Aroz con Pollo
Growing up in Miami, it seemed like every time I spent any time with any of my Cuban friends, I would end up eating Aroz Con Pollo. Each mom prided herself on cooking the dish just like their Abuela made back in Cuba. All of them were delightful. I have recently reminded myself of how much I LOVE Cuban food, do I thought I would take a shot at making this delightful. The only non-Cuban that I know who has made this dish correctly, is my Sister-in-Law, Sharon.
Here we go..
1/4 cup olive oil
12 bone-in, skin-on chicken pieces (6 drumsticks and 6 thighs*)
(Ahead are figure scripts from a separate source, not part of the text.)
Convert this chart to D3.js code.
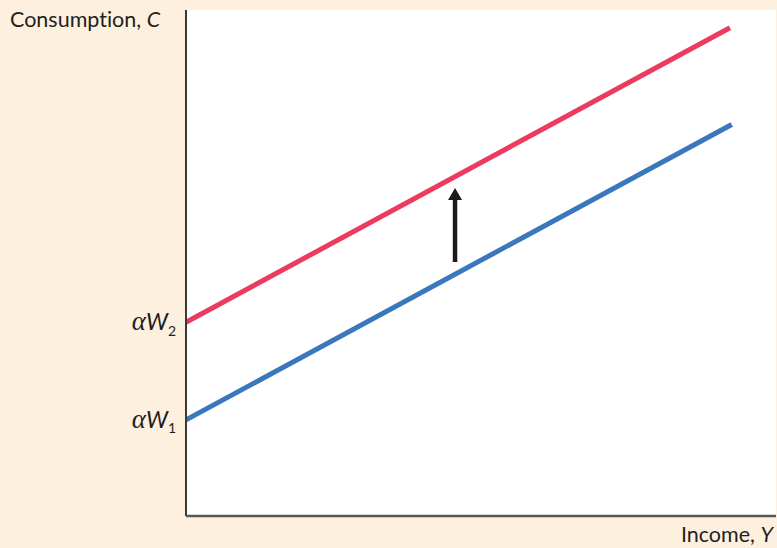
<!DOCTYPE html>
<html>
<head>
<meta charset="utf-8">
<title>Consumption and wealth</title>
<script src="https://d3js.org/d3.v7.min.js"></script>
<style>
  body { margin: 0; background: #fdf0df; }
  svg text { font-family: "Lato", "Open Sans", sans-serif; fill: #231f20; font-variant-ligatures: none; }
</style>
</head>
<body>
<div id="chart"></div>
<script>
// consumption function C = alpha*W + beta*Y, two wealth levels
const intercepts = [19.0, 38.3];          // alpha*W1, alpha*W2
const interceptLabels = ["1", "2"];
const slope = 0.631;
const incomeEnd = [92.5, 92.2];           // where each line stops
const lineColors = ["#3a77bd", "#ec3b5e"];
const arrowX = 45.6, arrowFrom = 50.2, arrowTo = 64.8;

const W = 777, H = 548;
const margin = {top: 10, right: 1, bottom: 32, left: 186};
const width = W - margin.left - margin.right;
const height = H - margin.top - margin.bottom;

const svg = d3.select("#chart").append("svg")
    .attr("width", W).attr("height", H);

svg.append("rect").attr("width", W).attr("height", H).attr("fill", "#fdf0df");

const g = svg.append("g").attr("transform", `translate(${margin.left},${margin.top})`);

g.append("rect").attr("width", width).attr("height", height).attr("fill", "#fff");

const x = d3.scaleLinear().domain([0, 100]).range([0, width]);
const y = d3.scaleLinear().domain([0, 100]).range([height, 0]);

// lines
const line = d3.line().x(d => x(d[0])).y(d => y(d[1]));
intercepts.forEach((a, i) => {
  g.append("path")
    .datum([[0, a], [incomeEnd[i], a + slope * incomeEnd[i]]])
    .attr("d", line)
    .attr("fill", "none")
    .attr("stroke", lineColors[i])
    .attr("stroke-width", 5);
});

// arrow
const ax = x(arrowX), tip = y(arrowTo);
g.append("line")
  .attr("x1", ax).attr("x2", ax)
  .attr("y1", y(arrowFrom)).attr("y2", tip + 10)
  .attr("stroke", "#1c1a1a").attr("stroke-width", 4.5);
g.append("path")
  .attr("d", `M${ax},${tip} L${ax + 7},${tip + 12} L${ax - 7},${tip + 12} Z`)
  .attr("fill", "#1c1a1a");

// axes
const yAxis = g.append("g")
  .call(d3.axisLeft(y).tickValues(intercepts).tickSize(0).tickFormat(""));
yAxis.select(".domain").attr("stroke", "#3b3838").attr("stroke-width", 2).attr("d", `M0,0V${height}`);
yAxis.selectAll(".tick").each(function(d, i) {
  const t = d3.select(this).append("text")
    .attr("x", -10).attr("dy", "0.33em")
    .attr("text-anchor", "end")
    .style("font-size", "23px").style("font-style", "italic");
  t.append("tspan").style("font-family", "'Liberation Serif', serif").style("font-size", "27px").text("α");
  t.append("tspan").text("W");
  t.append("tspan").attr("dy", "0.38em").style("font-size", "14px").style("font-style", "normal").text(interceptLabels[i]);
});

const xAxis = g.append("g").attr("transform", `translate(0,${height})`)
  .call(d3.axisBottom(x).tickValues([]).tickSize(0));
xAxis.select(".domain").attr("stroke", "#5a5656").attr("stroke-width", 2.5).attr("d", `M0,0H${width}`);

// axis titles
const ct = svg.append("text").attr("x", 10).attr("y", 27).style("font-size", "21.5px");
ct.append("tspan").text("Consumption, ");
ct.append("tspan").style("font-style", "italic").text("C");

const it = svg.append("text").attr("x", 773).attr("y", 542).attr("text-anchor", "end").style("font-size", "21.5px");
it.append("tspan").text("Income, ");
it.append("tspan").style("font-style", "italic").text("Y");
</script>
</body>
</html>
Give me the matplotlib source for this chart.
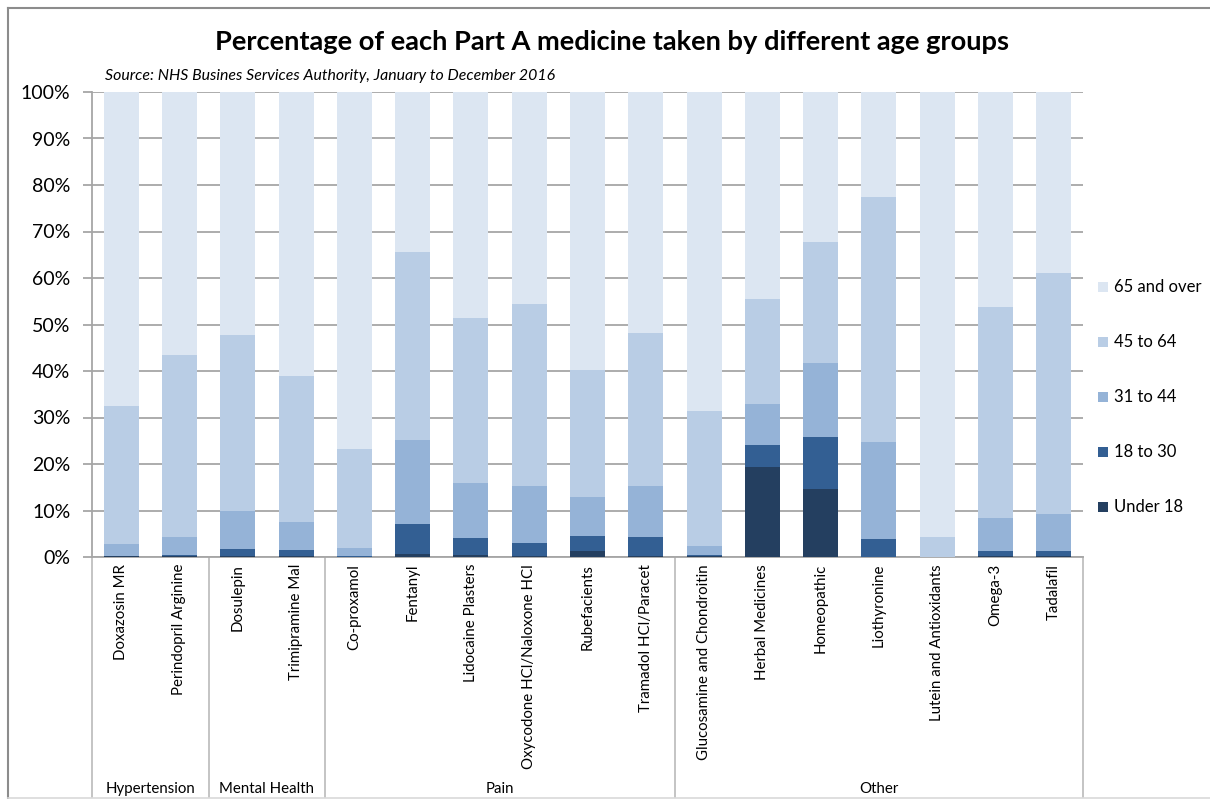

Kosher salt and freshly ground black pepper
1 large onion, chopped
1 red bell pepper, chopped
4 cloves garlic, minced
1 teaspoon smoked paprika
1/2 teaspoon ground cumin
1/2 teaspoon saffron threads
1-2 bay leaves
1/2 tsp of Bijol or 1 packet of Sazon Con Arzfran
1 cup diced tomato fresh or stewed (canned but drained)
2 cups chicken stock
One 12-ounce bottle lager beer
2 cups arborio rice
1 cup frozen peas, thawed
1 roasted red peppers sliced thin
- Preheat the oven to 350 degrees F.
- Heat the olive oil in a large Dutch oven over medium-high heat. Sprinkle the chicken with salt and pepper. Cook chicken in shifts of 3-4 pieces for 7 to 8 minutes until all have been cooked and browned. Repeat with the remaining drumsticks and thighs.Remove the chicken pieces with a slotted spoon and set aside.
- Add the onions and peppers to the pot with the chicken juices and cook until the onions are translucent, 2 to 3 minutes.
- Add the garlic and saute for about 1 minute. Add the paprika, cumin, saffron and bay leaves, stirring until incorporated.
- Add the diced tomatoes, chicken broth, beer, rice and 1 teaspoon salt; mix well. Bring to a boil, then lower to a simmer.
- Return the chicken pieces to the pot, cover, and transfer to the oven for 20 minutes.
- Remove the pot from the oven, add the peas and pimientos, then cover and return to the oven until the rice is completely tender, another 5 to 10 minutes.
* You can use boneless skinless breasts if you like but the tradition is for cut up fryer with skin and bones. If you prefer boneless skinless breasts be sure to marinade them in Mojo Corillio, a Cuban citrus based marinade. You can do that for the dark meat parts too ..just adds flavor.